While it's tiresome to endlessly analyse the private lives of female designers for clues as to the ethos and influences behind their collections - male designers rarely get that treatment - one couldn't help but think of the fact that Rocha is now a mother. They always say that's the most wonderful but unsettling and disruptive of times - seismic changes in terms of priorities, lifestyle and ones sense of self. As a mother, one embraces mess, one becomes less vain, one accepts mistakes. In other words, one does what ones can, and focuses on making do. One couldn't help but think of that as the models came out in with their otherwise strict garments - belted coats or prim skirt suits and cocktail frocks - layered, disheveled and unravelling. This was classic Rocha- see that signature pink or the now familiar sheers and lace - but new, changed and grown-up, as if affected by some unstated change. Indeed, the show notes made that link firmly - 'Birth. Baptism. Rebirth. Mess. Swaddling. Enveloping. Smothering. Mothering.’ Highly personal things to Rocha right now.

Rocha is at her best when she designs what she knows. At the start of her career, she won acclaim for pondering femininity, drawing on her own experiences as a young woman. Now, she's exploring new chapters in her life. That sense of reality, underneath the tulle fantasies and decadent touches, such as fur and sparkling jewels, is what makes her work so special. It's authentic.

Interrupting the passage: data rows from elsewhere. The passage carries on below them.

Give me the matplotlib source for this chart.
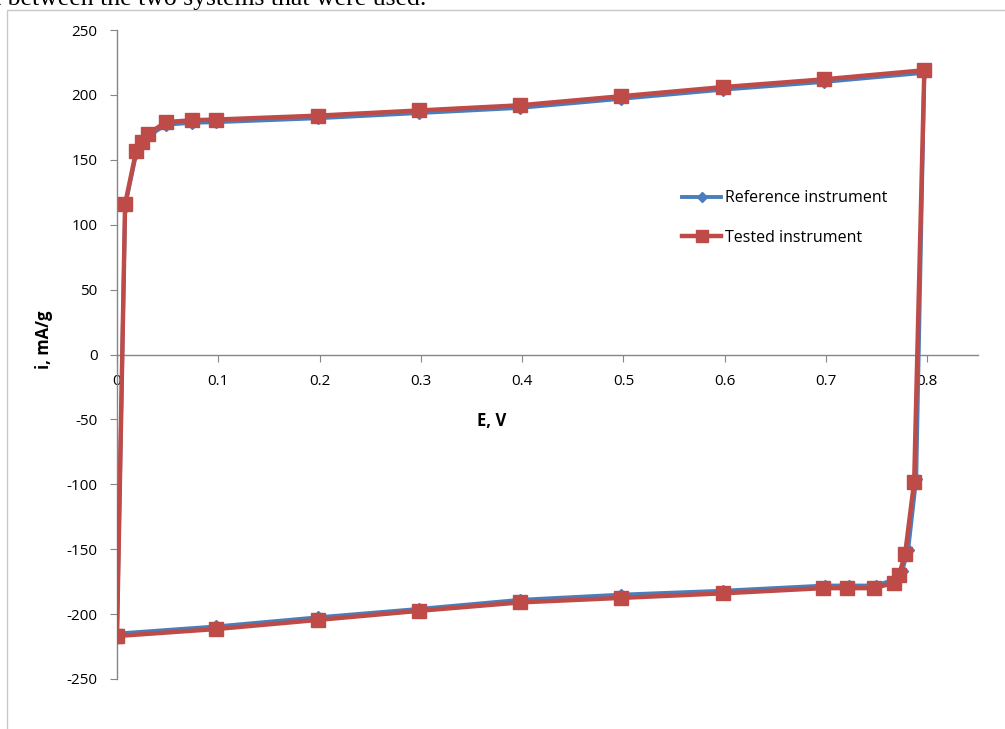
import matplotlib
matplotlib.use("Agg")
import matplotlib.pyplot as plt
from matplotlib.patches import Rectangle

# Tested instrument (red squares), loop order
tested_E = [0.0, 0.008, 0.019, 0.025, 0.031, 0.048, 0.074, 0.098, 0.198, 0.298, 0.398, 0.498, 0.598, 0.698, 0.797,
            0.787, 0.778, 0.772, 0.767, 0.747, 0.721, 0.697, 0.598, 0.498, 0.398, 0.298, 0.198, 0.098, -0.002]
tested_i = [-217, 116, 157, 164, 170, 179, 180.5, 181, 184, 188, 192, 199, 206, 212, 219,
            -98, -154, -170, -176, -180, -180, -180, -184, -187.5, -191, -197.5, -204.5, -211.5, -217]

# Reference instrument (blue diamonds)
ref_E = [0.0, 0.008, 0.019, 0.025, 0.031, 0.048, 0.074, 0.098, 0.198, 0.298, 0.398, 0.498, 0.598, 0.698, 0.797,
         0.789, 0.781, 0.775, 0.769, 0.749, 0.723, 0.699, 0.598, 0.498, 0.398, 0.298, 0.198, 0.098, 0.0]
ref_i = [-215, 114, 155, 162, 168, 177, 178.5, 179, 182, 186, 190, 197, 204, 210, 217,
         -96, -151, -167, -173, -178, -178, -178, -182, -185, -189, -196, -202.5, -209.5, -215]

x_ticks = [0, 0.1, 0.2, 0.3, 0.4, 0.5, 0.6, 0.7, 0.8]
x_labels = ["0", "0.1", "0.2", "0.3", "0.4", "0.5", "0.6", "0.7", "0.8"]
y_ticks = [-250, -200, -150, -100, -50, 0, 50, 100, 150, 200, 250]

FONT = "Open Sans"
W, H = 1005, 729
fig = plt.figure(figsize=(W / 100, H / 100), dpi=100)

# outer chart frame (cropped)
fig.patches.append(Rectangle((7 / W, -0.1), 1.2, 1 - 10 / H + 0.1, transform=fig.transFigure,
                             fill=False, edgecolor="#c8c8c8", linewidth=1.0))

# cropped caption text at top
fig.text(-6 / W, 1 - 5 / H, "t between the two systems that were used.", family="Liberation Serif",
         fontsize=18.5, va="baseline", ha="left")

ax = fig.add_axes([117 / W, 1 - 679 / H, (978 - 117) / W, (679 - 30) / H])
ax.set_facecolor("none")

blue = "#4a7ebb"
red = "#be4b48"
ax.plot(ref_E, ref_i, color=blue, lw=2.8, marker="D", ms=6, mfc=blue, mec=blue,
        label="Reference instrument", zorder=3)
ax.plot(tested_E, tested_i, color=red, lw=3.2, marker="s", ms=10, mfc=red, mec=red,
        label="Tested instrument", zorder=4)

ax.set_xlim(0, 0.85)
ax.set_ylim(-250, 250)
for s in ["top", "right"]:
    ax.spines[s].set_visible(False)
ax.spines["bottom"].set_position(("data", 0))
ax.spines["left"].set_position(("data", 0))
for s in ["bottom", "left"]:
    ax.spines[s].set_color("#868686")
    ax.spines[s].set_linewidth(1.0)

ax.set_xticks(x_ticks)
ax.set_xticklabels(x_labels, family=FONT, fontsize=11)
ax.set_yticks(y_ticks)
ax.set_yticklabels([str(v) for v in y_ticks], family=FONT, fontsize=11)
ax.tick_params(axis="x", direction="out", length=5, color="#868686", pad=9)
ax.tick_params(axis="y", direction="out", length=5, color="#868686", pad=9)

fig.text(492 / W, 1 - 421 / H, "E, V", family=FONT, fontweight="bold", fontsize=12,
         ha="center", va="center")
fig.text(44 / W, 1 - 340 / H, "i, mA/g", family=FONT, fontweight="bold", fontsize=12,
         ha="center", va="center", rotation=90)

leg = ax.legend(loc="upper left", bbox_to_anchor=(668 / W, 1 - 176 / H), bbox_transform=fig.transFigure,
                frameon=False, prop={"family": FONT, "size": 11.5}, handlelength=2.4,
                labelspacing=1.45, handletextpad=0.25, markerscale=0.8)

fig.savefig("out.png", dpi=100)
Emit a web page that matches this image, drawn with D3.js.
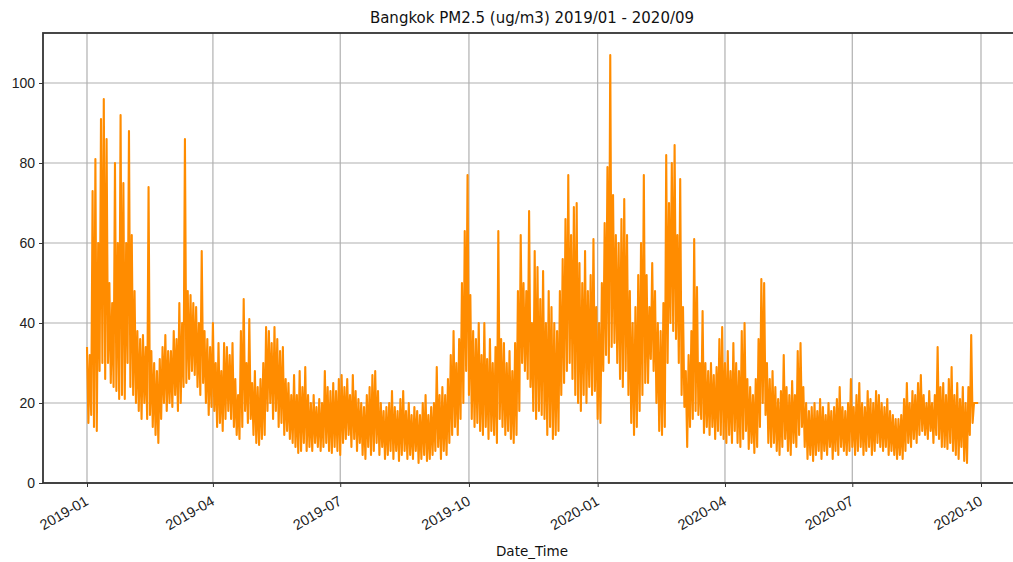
<!DOCTYPE html>
<html>
<head>
<meta charset="utf-8">
<script src="https://cdn.jsdelivr.net/npm/d3@7"></script>
<style>
  body { margin: 0; background: #fff; }
  svg { display: block; font-family: "DejaVu Sans", sans-serif; }
</style>
</head>
<body>
<svg id="chart" width="1013" height="562"></svg>
<script>
// 2-day bins starting 2019-01-01, high and low reading of each bin (ug/m3)
var hiVals = [
  // 2019-01
  34,32,73,81,60,91,96,86,50,45,80,60,92,75,60,88,
  // 2019-02
  62,48,38,36,37,34,74,33,30,28,31,34,37,33,
  // 2019-03
  33,38,36,45,40,86,48,47,45,44,40,58,38,36,34,
  // 2019-04
  40,30,35,28,35,34,32,35,26,22,38,46,30,41,25,
  // 2019-05
  28,24,26,30,39,38,35,39,36,33,34,26,25,22,27,22,
  // 2019-06
  28,24,29,22,20,22,19,21,20,28,24,23,25,23,26,
  // 2019-07
  27,24,26,22,27,23,21,20,19,22,24,27,28,23,20,18,
  // 2019-08
  19,20,23,19,18,21,23,18,20,17,19,18,17,20,22,
  // 2019-09
  17,19,20,29,22,24,22,26,32,38,30,36,50,63,77,
  // 2019-10
  47,38,36,40,32,40,31,36,30,34,63,36,35,30,33,28,
  // 2019-11
  35,48,62,50,48,68,40,58,54,46,53,40,48,44,40,
  // 2019-12
  38,48,56,66,77,62,69,70,55,50,58,48,52,61,44,40,
  // 2020-01
  50,65,79,107,72,62,60,66,71,62,48,40,44,52,60,77,
  // 2020-02
  52,44,55,48,40,38,45,82,70,80,84.5,62,76,44,
  // 2020-03
  28,32,38,61,49,30,43,30,28,30,27,29,36,39,30,
  // 2020-04
  33,28,35,30,28,38,40,26,24,22,26,36,51,50,30,
  // 2020-05
  26,28,24,21,23,32,24,22,25.5,22,33,35,24,20,18,19,
  // 2020-06
  20,18,21,19,17,20,18,19,21,24,19,18,20,26,19,
  // 2020-07
  22,25,20,19,23,21,20,23,22,20,19,21,18,17,16,16,
  // 2020-08
  17,21,25,20,23,22,25,27,22,20,23,20,22,34,24,
  // 2020-09
  25,22,26,29,22,25,21,24,20,24,37,20,20
];
var loVals = [
  // 2019-01
  15,17,14,13,28,30,26,30,25,24,23,21,22,21,30,24,
  // 2019-02
  22,20,18,16,20,16,17,14,12,10,16,20,18,20,
  // 2019-03
  19,22,18,20,24,25,26,28,27,24,22,25,20,17,19,
  // 2019-04
  18,14,15,13,16,18,16,14,12,11,14,18,15,16,12,
  // 2019-05
  10,9.5,11,12,18,20,16,18,14,15,12,13,11,10,9,7.5,
  // 2019-06
  8,10,8,9,8,10,9,8,9,10,8,7.5,9,8,7,
  // 2019-07
  10,11,12,9,11,8,10,7,6,9,7,8,10,7,9,6,
  // 2019-08
  7,8,6,8,5.5,7,8,6,7,6,8,5,6,7,5.5,
  // 2019-09
  6,7,8,9,6,8,7,10,12,14,12,16,20,28,22,
  // 2019-10
  16,14,15,13,12,14,11,13,12,10,16,14,12,13,11,10,
  // 2019-11
  12,18,30,28,26,24,18,16,18,17,16,12,14,11,12,
  // 2019-12
  13,22,25,28,30,26,22,20,18,22,20,24,22,23,16,15,
  // 2020-01
  28,32,30,34,35,30,26,24,28,22,15,12,14,18,22,25,
  // 2020-02
  25,31,28,20,13,12,14,30,40,38,36,30,22,19,
  // 2020-03
  9,14,16,18,17,16,12.5,14,12,14,11,13,12,11,10,
  // 2020-04
  12,10,13,10,9,11,13,8.5,10,7.5,9,14,20,17,10,
  // 2020-05
  9,10,8,7,9,11,8,7,10,9,12,14,9,6,7,5.5,
  // 2020-06
  7,8,6,8,7,9,6,8,7,9,8,7,8,9,7,
  // 2020-07
  8,9,7,8,9,7,8,10,9,8,9,7,8,7,6,7,
  // 2020-08
  6,8,10,9,11,10,12,13,12,11,13,10,12,11,9,
  // 2020-09
  9,8.5,10,8,7,6,9,5.5,5,12,15,20,20
];
var startDate = new Date(2019, 0, 1);
var yTicks = [0, 20, 40, 60, 80, 100];
var xTickDates = [
  new Date(2019, 0, 1), new Date(2019, 3, 1), new Date(2019, 6, 1), new Date(2019, 9, 1),
  new Date(2020, 0, 1), new Date(2020, 3, 1), new Date(2020, 6, 1), new Date(2020, 9, 1)
];
var chartTitle = "Bangkok PM2.5 (ug/m3) 2019/01 - 2020/09";
var xTitle = "Date_Time";

(function() {
  // build the hourly-like zigzag: high on first day of bin, low on second
  var series = [];
  hiVals.forEach(function(h, i) {
    series.push({date: d3.timeDay.offset(startDate, 2 * i), v: h});
    series.push({date: d3.timeDay.offset(startDate, 2 * i + 1), v: loVals[i]});
  });

  var m = {left: 43, right: 1021, top: 33, bottom: 483};
  var svg = d3.select("#chart");

  // anchor scale on two tick positions, then widen to the axes box
  var anchor = d3.scaleTime().domain([xTickDates[0], xTickDates[7]]).range([87, 981]);
  var x = d3.scaleTime().domain([anchor.invert(m.left), anchor.invert(m.right)]).range([m.left, m.right]);
  var y = d3.scaleLinear().domain([0, 112.5]).range([m.bottom, m.top]);

  svg.append("defs").append("clipPath").attr("id", "plotClip")
    .append("rect").attr("x", m.left).attr("y", m.top)
    .attr("width", m.right - m.left).attr("height", m.bottom - m.top);

  // grid
  var grid = svg.append("g").attr("class", "grid");
  grid.selectAll("line.gx").data(xTickDates).enter().append("line")
    .attr("class", "gx")
    .attr("x1", d => x(d)).attr("x2", d => x(d))
    .attr("y1", m.top).attr("y2", m.bottom)
    .attr("stroke", "#b0b0b0").attr("stroke-width", 1.2);
  grid.selectAll("line.gy").data(yTicks).enter().append("line")
    .attr("class", "gy")
    .attr("x1", m.left).attr("x2", m.right)
    .attr("y1", d => y(d)).attr("y2", d => y(d))
    .attr("stroke", "#b0b0b0").attr("stroke-width", 1.2);

  // series line
  var line = d3.line().x(d => x(d.date)).y(d => y(d.v));
  svg.append("path")
    .datum(series)
    .attr("clip-path", "url(#plotClip)")
    .attr("d", line)
    .attr("fill", "none")
    .attr("stroke", "#ff8c00")
    .attr("stroke-width", 2.1)
    .attr("stroke-linejoin", "round");

  // frame
  svg.append("rect")
    .attr("x", m.left).attr("y", m.top).attr("width", m.right - m.left).attr("height", m.bottom - m.top)
    .attr("fill", "none").attr("stroke", "#333").attr("stroke-width", 1.8);

  // axes
  var yAxis = svg.append("g").attr("transform", "translate(" + m.left + ",0)")
    .call(d3.axisLeft(y).tickValues(yTicks).tickSize(4).tickPadding(4).tickFormat(d3.format("d")));
  yAxis.select(".domain").remove();
  yAxis.selectAll("text").attr("font-size", 14).attr("fill", "#222");
  yAxis.selectAll("line").attr("stroke", "#333");

  var xAxis = svg.append("g").attr("transform", "translate(0," + m.bottom + ")")
    .call(d3.axisBottom(x).tickValues(xTickDates).tickSize(4).tickFormat(d3.timeFormat("%Y-%m")));
  xAxis.select(".domain").remove();
  xAxis.selectAll("line").attr("stroke", "#333");
  xAxis.selectAll("text")
    .attr("font-size", 14.5).attr("fill", "#222")
    .attr("text-anchor", "end")
    .attr("dy", null)
    .attr("y", 0)
    .attr("transform", "translate(2,21) rotate(-30)");

  // titles
  svg.append("text")
    .attr("x", (m.left + m.right) / 2).attr("y", 23)
    .attr("text-anchor", "middle").attr("font-size", 15).attr("fill", "#111")
    .text(chartTitle);
  svg.append("text")
    .attr("x", (m.left + m.right) / 2).attr("y", 556)
    .attr("text-anchor", "middle").attr("font-size", 13.5).attr("fill", "#111")
    .text(xTitle);
})();
</script>
</body>
</html>
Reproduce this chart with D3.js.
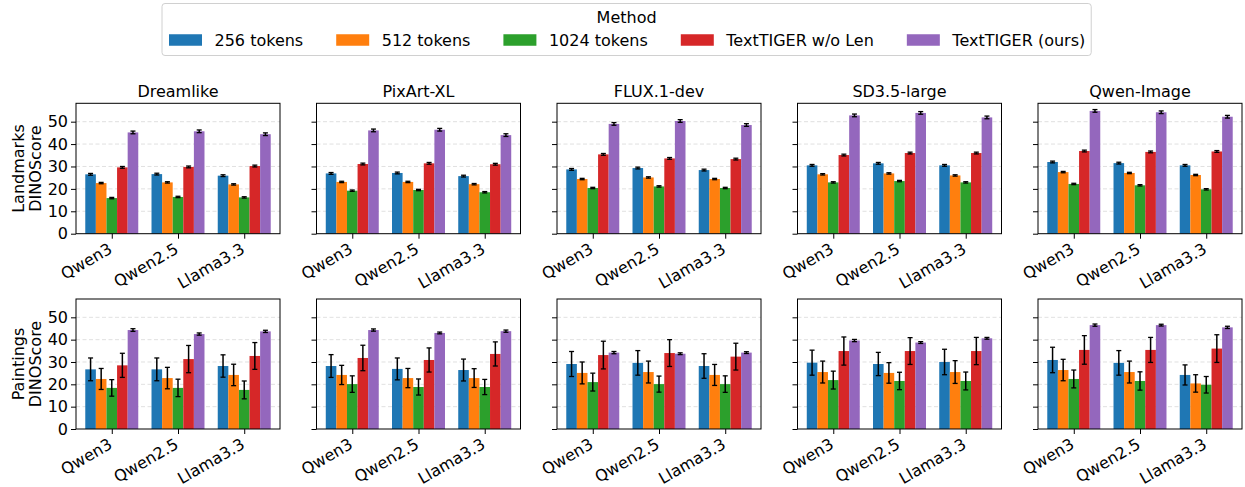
<!DOCTYPE html>
<html><head><meta charset="utf-8">
<script src="https://cdn.jsdelivr.net/npm/d3@7"></script>
<style>body{margin:0;background:#fff}svg{display:block}text{font-family:"DejaVu Sans",sans-serif}</style>
</head><body><svg id="chart" width="1245" height="487"></svg>
<script>
const methods = ["256 tokens","512 tokens","1024 tokens","TextTIGER w/o Len","TextTIGER (ours)"];
const colors = ["#1f77b4","#ff7f0e","#2ca02c","#d62728","#9467bd"];
const llms = ["Qwen3","Qwen2.5","Llama3.3"];
const models = ["Dreamlike","PixArt-XL","FLUX.1-dev","SD3.5-large","Qwen-Image"];
const rowNames = ["Landmarks","Paintings"];
const yTicks = [0,10,20,30,40,50];

// model -> llm -> method
const landmarksMean = [
  [[26.5,22.6,15.9,29.6,45.2],[26.6,22.9,16.4,29.8,45.7],[25.9,22.0,16.2,30.2,44.4]],
  [[26.9,23.1,19.2,31.1,46.1],[27.1,23.1,19.5,31.4,46.4],[25.7,22.1,18.5,31.0,44.0]],
  [[28.7,24.4,20.4,35.4,49.0],[29.3,25.1,21.1,33.6,50.3],[28.4,24.4,20.4,33.3,48.5]],
  [[30.5,26.5,22.9,35.1,52.8],[31.4,26.9,23.5,36.0,53.9],[30.5,26.0,22.9,36.0,51.9]],
  [[32.0,27.5,22.2,36.9,54.8],[31.5,27.1,21.6,36.5,54.2],[30.5,26.2,19.8,36.7,52.2]]
];
const landmarksErr = [
  [[0.4,0.3,0.3,0.4,0.6],[0.4,0.3,0.3,0.4,0.6],[0.4,0.3,0.3,0.4,0.6]],
  [[0.4,0.3,0.3,0.4,0.6],[0.4,0.3,0.3,0.4,0.6],[0.4,0.3,0.3,0.4,0.6]],
  [[0.4,0.3,0.3,0.4,0.6],[0.4,0.3,0.3,0.4,0.6],[0.4,0.3,0.3,0.4,0.6]],
  [[0.4,0.3,0.3,0.4,0.6],[0.4,0.3,0.3,0.4,0.6],[0.4,0.3,0.3,0.4,0.6]],
  [[0.4,0.3,0.3,0.4,0.6],[0.4,0.3,0.3,0.4,0.6],[0.4,0.3,0.3,0.4,0.6]]
];
const paintingsMean = [
  [[26.7,22.4,18.4,28.5,44.3],[26.7,22.8,18.4,31.3,42.5],[28.2,24.2,17.5,32.7,43.7]],
  [[28.2,24.2,20.1,31.8,44.3],[26.9,22.8,18.8,30.9,43.0],[26.4,22.8,18.8,33.6,43.8]],
  [[29.1,25.1,21.0,33.1,34.2],[29.6,25.5,20.1,34.0,33.7],[28.2,24.2,20.1,32.4,34.2]],
  [[29.7,25.5,21.9,34.9,39.6],[29.1,25.1,21.5,34.9,38.7],[30.0,25.5,21.5,34.9,40.6]],
  [[30.9,26.4,22.4,35.4,46.5],[29.6,25.5,21.5,35.4,46.5],[24.2,20.4,19.8,36.0,45.5]]
];
const paintingsErr = [
  [[5.1,4.7,3.7,5.4,0.6],[5.1,4.8,3.9,6.1,0.5],[5.0,4.8,4.0,6.0,0.5]],
  [[5.1,4.3,3.7,5.7,0.5],[4.9,4.3,3.6,5.4,0.4],[4.9,4.2,3.4,5.4,0.5]],
  [[5.6,4.9,4.0,6.2,0.5],[5.5,4.9,3.6,6.0,0.4],[5.5,4.7,3.7,6.0,0.4]],
  [[5.6,4.9,4.0,6.3,0.5],[5.2,4.6,3.9,6.0,0.4],[5.7,5.1,4.0,6.1,0.4]],
  [[5.7,4.8,4.0,6.4,0.5],[5.5,4.9,4.1,5.6,0.4],[4.5,3.9,3.7,6.2,0.5]]
];
const rowMeans = [landmarksMean, paintingsMean];
const rowErrs = [landmarksErr, paintingsErr];

const svg = d3.select("#chart");
const FS = 16;
const panelW = 204, colStep = 240.5, left0 = 76;
const rowTop = [103.3, 299], rowBottom = [233.7, 429];
const barW = 0.16;

rowNames.forEach((rn, r) => {
  const y = d3.scaleLinear().domain([0, 58.2]).range([rowBottom[r], rowTop[r]]);
  models.forEach((mn, c) => {
    const x0 = left0 + c * colStep;
    const x = d3.scaleLinear().domain([-0.54, 2.54]).range([x0, x0 + panelW]);
    const g = svg.append("g");
    g.selectAll("line.grid").data(yTicks.slice(1)).join("line")
      .attr("x1", x0).attr("x2", x0 + panelW)
      .attr("y1", d => y(d)).attr("y2", d => y(d))
      .attr("stroke", "#dcdcdc").attr("stroke-width", 0.9).attr("stroke-dasharray", "4,2.5");
    const means = rowMeans[r][c], errs = rowErrs[r][c];
    llms.forEach((ln, i) => {
      methods.forEach((m, j) => {
        const cx = i + (j - 2) * barW;
        const v = means[i][j], e = errs[i][j];
        g.append("rect")
          .attr("x", x(cx - barW / 2)).attr("width", x(barW) - x(0))
          .attr("y", y(v)).attr("height", y(0) - y(v))
          .attr("fill", colors[j]);
        const px = x(cx);
        g.append("line").attr("x1", px).attr("x2", px).attr("y1", y(v - e)).attr("y2", y(v + e))
          .attr("stroke", "#000").attr("stroke-width", 1.5);
        [v - e, v + e].forEach(t => g.append("line")
          .attr("x1", px - 2.5).attr("x2", px + 2.5).attr("y1", y(t)).attr("y2", y(t))
          .attr("stroke", "#000").attr("stroke-width", 1.3));
      });
    });
    const ya = g.append("g").attr("transform", `translate(${x0},0)`)
      .call(d3.axisLeft(y).tickValues(yTicks).tickSize(5).tickPadding(3)
        .tickFormat(c === 0 ? d3.format("d") : () => ""));
    ya.select(".domain").remove();
    ya.selectAll("line").attr("stroke", "#000").attr("stroke-width", 1);
    ya.selectAll("text").attr("font-size", FS).attr("fill", "#000").attr("font-family", "DejaVu Sans");
    const xa = g.append("g").attr("transform", `translate(0,${rowBottom[r]})`)
      .call(d3.axisBottom(x).tickValues([0, 1, 2]).tickSize(5).tickFormat(d => llms[d]));
    xa.select(".domain").remove();
    xa.selectAll("line").attr("stroke", "#000").attr("stroke-width", 1);
    xa.selectAll("text").attr("font-size", FS).attr("fill", "#000").attr("font-family", "DejaVu Sans")
      .attr("text-anchor", "end").attr("x", 0).attr("y", 0).attr("dy", 0)
      .attr("transform", "translate(1,18.5) rotate(-30)");
    g.append("rect").attr("x", x0).attr("y", rowTop[r]).attr("width", panelW)
      .attr("height", rowBottom[r] - rowTop[r]).attr("fill", "none")
      .attr("stroke", "#000").attr("stroke-width", 1);
    if (r === 0) {
      g.append("text").attr("x", x0 + panelW / 2).attr("y", 97).attr("text-anchor", "middle")
        .attr("font-size", FS).text(mn);
    }
  });
  const yc = (rowTop[r] + rowBottom[r]) / 2;
  [[rn, 23.5], ["DINOScore", 41]].forEach(([t, bx]) => {
    svg.append("text").attr("transform", `translate(${bx},${yc}) rotate(-90)`)
      .attr("text-anchor", "middle").attr("font-size", FS).text(t);
  });
});

// legend
const lg = svg.append("g");
const box = lg.append("rect");
let cursor = 0;
const handleW = 33, handleH = 11.5, textPad = 12.5, colSp = 33;
methods.forEach((m, j) => {
  const it = lg.append("g");
  it.append("rect").attr("x", cursor).attr("y", 40 - handleH / 2).attr("width", handleW).attr("height", handleH).attr("fill", colors[j]);
  const t = it.append("text").attr("x", cursor + handleW + textPad).attr("y", 45.8).attr("font-size", FS).text(m);
  const w = t.node().getComputedTextLength();
  cursor += handleW + textPad + w + colSp;
});
const contentW = cursor - colSp;
const startX = 169;
lg.selectAll("g").attr("transform", `translate(${startX},0)`);
const bx0 = startX - 7, bx1 = startX + contentW + 6;
box.attr("x", bx0).attr("y", 3.5).attr("width", bx1 - bx0).attr("height", 52).attr("rx", 3)
  .attr("fill", "#fff").attr("stroke", "#d0d0d0").attr("stroke-width", 1);
lg.append("text").attr("x", (bx0 + bx1) / 2).attr("y", 22.5).attr("text-anchor", "middle").attr("font-size", FS).text("Method");
</script></body></html>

For all the nods to Victorian dress, it was the undertone of accepting and embracing the realities and difficulties of life as a woman in 2016 - of being a mother and a designer, of working while caring for a family, of battling through city routines - that made this so strong. Disorder and imperfection were celebrated. As a woman, it takes guts to show your weakness, or reveal your vulnerabilities. There's strength in fragility - and Simone Rocha was especially strong for A/W 16. This was her best collection yet.